== TASK OBJECTIVE ==
Find the lines that hold the word "with" and return them.

== GIVEN MATERIAL ==
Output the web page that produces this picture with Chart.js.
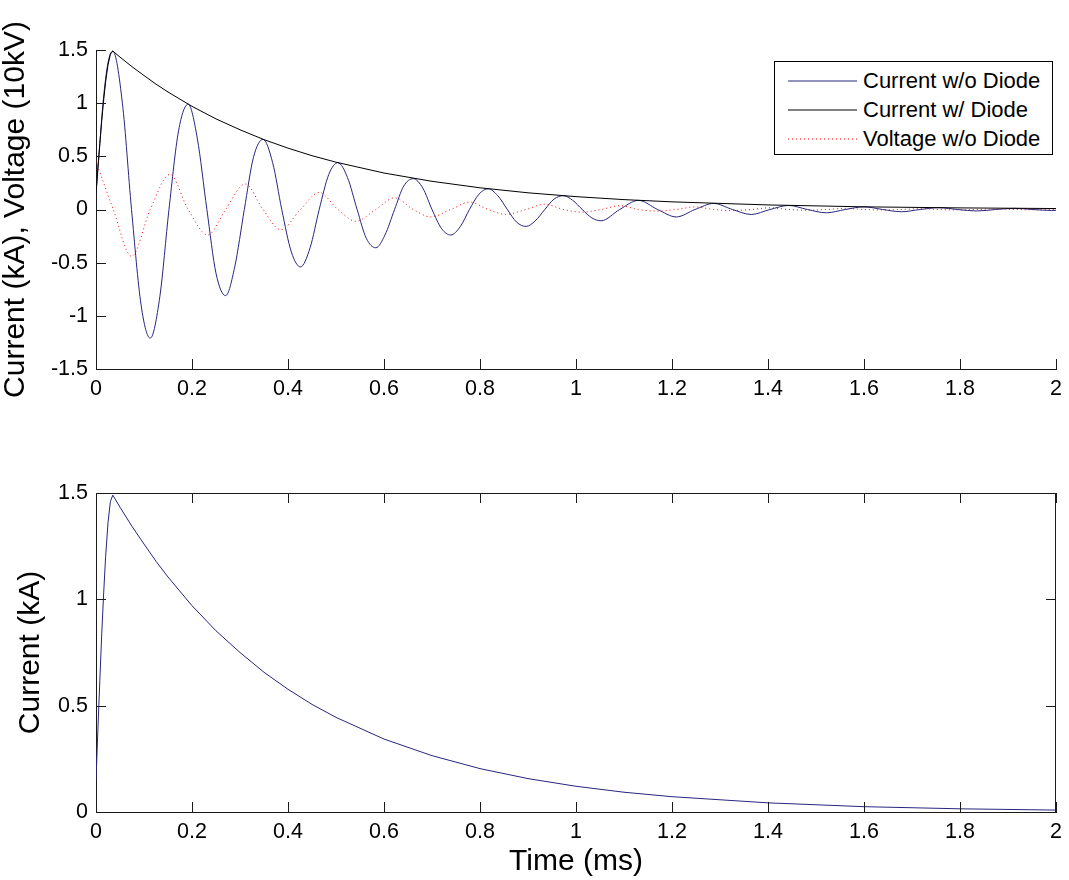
<!DOCTYPE html>
<html>
<head>
<meta charset="utf-8">
<title>Current / Voltage with and without diode</title>
<script src="https://cdn.jsdelivr.net/npm/chart.js@4.4.1/dist/chart.umd.min.js"></script>
<style>
  html, body { margin:0; padding:0; background:#fff; }
  body { width:1069px; height:880px; position:relative; overflow:hidden; font-family:'Liberation Sans', Arial, sans-serif; }
  canvas { position:absolute; left:0; }
  #topChart { top:0; }
  #bottomChart { top:430px; }
  #legend { position:absolute; left:774px; top:61px; width:279px; height:94px; box-sizing:border-box;
            border:1px solid #000; background:#fff; padding-top:4px; font-size:22px; color:#000; }
  #legend .row { display:flex; align-items:center; height:29px; }
  #legend svg { margin-left:13px; margin-right:6px; flex:none; }
  #legend span { white-space:nowrap; line-height:29px; }
</style>
</head>
<body>
<canvas id="topChart" width="1069" height="430"></canvas>
<canvas id="bottomChart" width="1069" height="450"></canvas>
<div id="legend"></div>

<script>
// values (time in ms)

// Current w/o Diode (kA)
const T_NO_DIODE = [
  0, 0.008, 0.015, 0.025,
  0.035, 0.055, 0.074, 0.094, 0.113, 0.133, 0.152, 0.172,
  0.192, 0.211, 0.231, 0.250, 0.270, 0.289, 0.309, 0.328,
  0.348, 0.368, 0.387, 0.407, 0.426, 0.446, 0.465, 0.485,
  0.504, 0.524, 0.544, 0.563, 0.583, 0.602, 0.622, 0.641,
  0.661, 0.681, 0.700, 0.720, 0.739, 0.759, 0.778, 0.798,
  0.817, 0.837, 0.857, 0.876, 0.896, 0.915, 0.935, 0.954,
  0.974, 0.993, 1.013, 1.033, 1.052,
  1.091, 1.130, 1.170, 1.209, 1.248, 1.287, 1.326, 1.365, 1.404, 1.443, 1.482, 1.522,
  1.561, 1.600, 1.639, 1.678, 1.717, 1.756, 1.795, 1.835, 1.874, 1.913, 1.952, 1.991,
  2.0
];
const I_NO_DIODE = [
  0.15, 0.62, 1.02, 1.38,
  1.49, 1.00, 0, -0.90, -1.21, -0.82, 0, 0.74,
  0.99, 0.67, 0, -0.60, -0.81, -0.54, 0, 0.49,
  0.66, 0.44, 0, -0.40, -0.54, -0.36, 0, 0.33,
  0.44, 0.30, 0, -0.27, -0.36, -0.24, 0, 0.22,
  0.29, 0.20, 0, -0.18, -0.24, -0.16, 0, 0.145,
  0.195, 0.13, 0, -0.118, -0.159, -0.107, 0, 0.097,
  0.13, 0.087, 0, -0.079, -0.106,
  0, 0.086, 0, -0.07, 0, 0.057, 0, -0.047, 0, 0.038, 0, -0.031,
  0, 0.025, 0, -0.021, 0, 0.017, 0, -0.014, 0, 0.011, 0, -0.009,
  -0.008
];

// Current w/ Diode (kA) - same curve in both panels
const T_DIODE = [0, 0.004, 0.008, 0.012, 0.016, 0.02, 0.025, 0.03, 0.035,
                 0.05, 0.075, 0.1, 0.125, 0.15,
                 0.2, 0.25, 0.3, 0.35, 0.4, 0.45, 0.5, 0.6, 0.7, 0.8, 0.9, 1.0,
                 1.1, 1.2, 1.4, 1.6, 1.8, 2.0];
const I_DIODE = [0.15, 0.39, 0.62, 0.84, 1.03, 1.20, 1.36, 1.46, 1.49,
                 1.433, 1.343, 1.26, 1.179, 1.105,
                 0.97, 0.852, 0.75, 0.657, 0.577, 0.506, 0.445, 0.343, 0.265, 0.204, 0.157, 0.121,
                 0.093, 0.072, 0.043, 0.025, 0.015, 0.009];

// Voltage w/o Diode (10 kV)
const T_VOLT = [
  0, 0.036, 0.074, 0.113, 0.154, 0.192, 0.233, 0.270, 0.311, 0.348,
  0.385, 0.426, 0.465, 0.504, 0.541, 0.583, 0.622, 0.661, 0.697, 0.739,
  0.779, 0.817, 0.854, 0.896, 0.935, 0.974, 1.011, 1.052, 1.091, 1.130,
  1.168, 1.209, 1.248, 1.287, 1.324, 1.365, 1.404, 1.443, 1.480, 1.522,
  1.561, 1.600, 1.637, 1.678, 1.717, 1.756, 1.793, 1.835, 1.874, 1.913,
  1.950, 2.0
];
const V_NO_DIODE = [
  0.45, 0, -0.44, 0, 0.33, 0, -0.24, 0, 0.24, 0,
  -0.19, 0, 0.16, 0, -0.11, 0, 0.11, 0, -0.07, 0,
  0.07, 0, -0.045, 0, 0.05, 0, -0.025, 0, 0.035, 0,
  -0.015, 0, 0.024, 0, -0.01, 0, 0.016, 0, -0.007, 0,
  0.011, 0, -0.005, 0, 0.008, 0, -0.004, 0, 0.005, 0,
  -0.003, 0
];

const X_TICKS = [0, 0.2, 0.4, 0.6, 0.8, 1, 1.2, 1.4, 1.6, 1.8, 2];
const Y_TICKS_TOP = [-1.5, -1, -0.5, 0, 0.5, 1, 1.5];
const Y_TICKS_BOTTOM = [0, 0.5, 1, 1.5];

const FONT = "'Liberation Sans', Arial, sans-serif";
const AXIS_COLOR = '#1a1a1a';
const BLUE = '#26267f';
const TICK_LEN = 10;

document.addEventListener('DOMContentLoaded', () => {
  const top = initTop();
  initBottom();
  buildLegend(top);
});

function pts(xs, ys){ return xs.map((x, i) => ({ x, y: ys[i] })); }
function fmt(v){ return String(+v.toFixed(2)); }

// MATLAB-like inward ticks (and optional full box)
const matlabAxes = {
  id: 'matlabAxes',
  afterDraw(chart, args, opts){
    const { ctx, chartArea:a, scales:{ x, y } } = chart;
    ctx.save();
    ctx.strokeStyle = AXIS_COLOR;
    ctx.lineWidth = 1;
    ctx.beginPath();
    x.ticks.forEach(t => {
      const px = Math.round(x.getPixelForValue(t.value)) + 0.5;
      ctx.moveTo(px, a.bottom); ctx.lineTo(px, a.bottom - TICK_LEN);
      if (opts.box){ ctx.moveTo(px, a.top); ctx.lineTo(px, a.top + TICK_LEN); }
    });
    y.ticks.forEach(t => {
      const py = Math.round(y.getPixelForValue(t.value)) + 0.5;
      ctx.moveTo(a.left, py); ctx.lineTo(a.left + TICK_LEN, py);
      if (opts.box){ ctx.moveTo(a.right, py); ctx.lineTo(a.right - TICK_LEN, py); }
    });
    if (opts.box){
      ctx.moveTo(a.left, Math.round(a.top) + 0.5); ctx.lineTo(a.right, Math.round(a.top) + 0.5);
      ctx.moveTo(Math.round(a.right) - 0.5, a.top); ctx.lineTo(Math.round(a.right) - 0.5, a.bottom);
    }
    ctx.stroke();
    ctx.restore();
  }
};

function xScale(height, title){
  return {
    type:'linear', min:0, max:2,
    afterBuildTicks: s => { s.ticks = X_TICKS.map(v => ({ value:v })); },
    afterFit: s => { s.height = height; },
    grid:{ display:false, drawTicks:false },
    border:{ display:true, color:AXIS_COLOR, width:1 },
    ticks:{ color:'#000', font:{ family:FONT, size:21.5 }, padding:7, maxRotation:0, autoSkip:false, callback:fmt },
    title: title ? { display:true, text:title, color:'#000', font:{ family:FONT, size:30, lineHeight:1 }, padding:{ top:0, bottom:3 } } : { display:false }
  };
}

function yScale(min, max, ticks, title, titlePad){
  return {
    type:'linear', min, max,
    afterBuildTicks: s => { s.ticks = ticks.map(v => ({ value:v })); },
    afterFit: s => { s.width = 96; },
    grid:{ display:false, drawTicks:false },
    border:{ display:true, color:AXIS_COLOR, width:1 },
    ticks:{ color:'#000', font:{ family:FONT, size:21.5 }, padding:8, autoSkip:false, callback:fmt },
    title:{ display:true, text:title, color:'#000', font:{ family:FONT, size:30, lineHeight:1 }, padding:{ top:titlePad, bottom:0 } }
  };
}

function initTop(){
  const ctx = document.getElementById('topChart');
  return new Chart(ctx, {
    type:'line',
    data:{ datasets:[
      { label:'Current w/o Diode', data:pts(T_NO_DIODE, I_NO_DIODE), borderColor:BLUE, borderWidth:1,
        pointRadius:0, cubicInterpolationMode:'monotone', order:3 },
      { label:'Current w/ Diode', data:pts(T_DIODE, I_DIODE), borderColor:'#000', borderWidth:1,
        pointRadius:0, tension:0, order:2 },
      { label:'Voltage w/o Diode', data:pts(T_VOLT, V_NO_DIODE), borderColor:'#ff0000', borderWidth:1,
        borderDash:[1, 3], pointRadius:0, cubicInterpolationMode:'monotone', order:1 }
    ]},
    options:{
      responsive:false, animation:false, events:[],
      layout:{ padding:{ top:50, right:6, left:0, bottom:0 } },
      plugins:{ legend:{ display:false }, tooltip:{ enabled:false }, matlabAxes:{ box:false } },
      scales:{
        x: xScale(61, null),
        y: yScale(-1.5, 1.5, Y_TICKS_TOP, 'Current (kA), Voltage (10kV)', 1)
      }
    },
    plugins:[matlabAxes]
  });
}

function initBottom(){
  const ctx = document.getElementById('bottomChart');
  return new Chart(ctx, {
    type:'line',
    data:{ datasets:[
      { label:'Current', data:pts(T_DIODE, I_DIODE), borderColor:BLUE, borderWidth:1,
        pointRadius:0, tension:0 }
    ]},
    options:{
      responsive:false, animation:false, events:[],
      layout:{ padding:{ top:63, right:6, left:0, bottom:0 } },
      plugins:{ legend:{ display:false }, tooltip:{ enabled:false }, matlabAxes:{ box:true } },
      scales:{
        x: xScale(68, 'Time (ms)'),
        y: yScale(0, 1.5, Y_TICKS_BOTTOM, 'Current (kA)', 16)
      }
    },
    plugins:[matlabAxes]
  });
}

// legend box in the top-right corner of the upper panel
function buildLegend(chart){
  const box = document.getElementById('legend');
  box.innerHTML = chart.data.datasets.map(ds => {
    const dash = (ds.borderDash || []).join(' ');
    return `<div class="row">
      <svg width="69" height="4"><line x1="0" y1="2" x2="69" y2="2" stroke="${ds.borderColor}" stroke-width="1"${dash ? ` stroke-dasharray="${dash}"` : ''}/></svg>
      <span>${ds.label}</span></div>`;
  }).join('');
}
</script>
</body>
</html>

== RESULT FOR THIS EXERCISE ==
Output the web page that produces this picture with Chart.js.
<title>Current / Voltage with and without diode</title>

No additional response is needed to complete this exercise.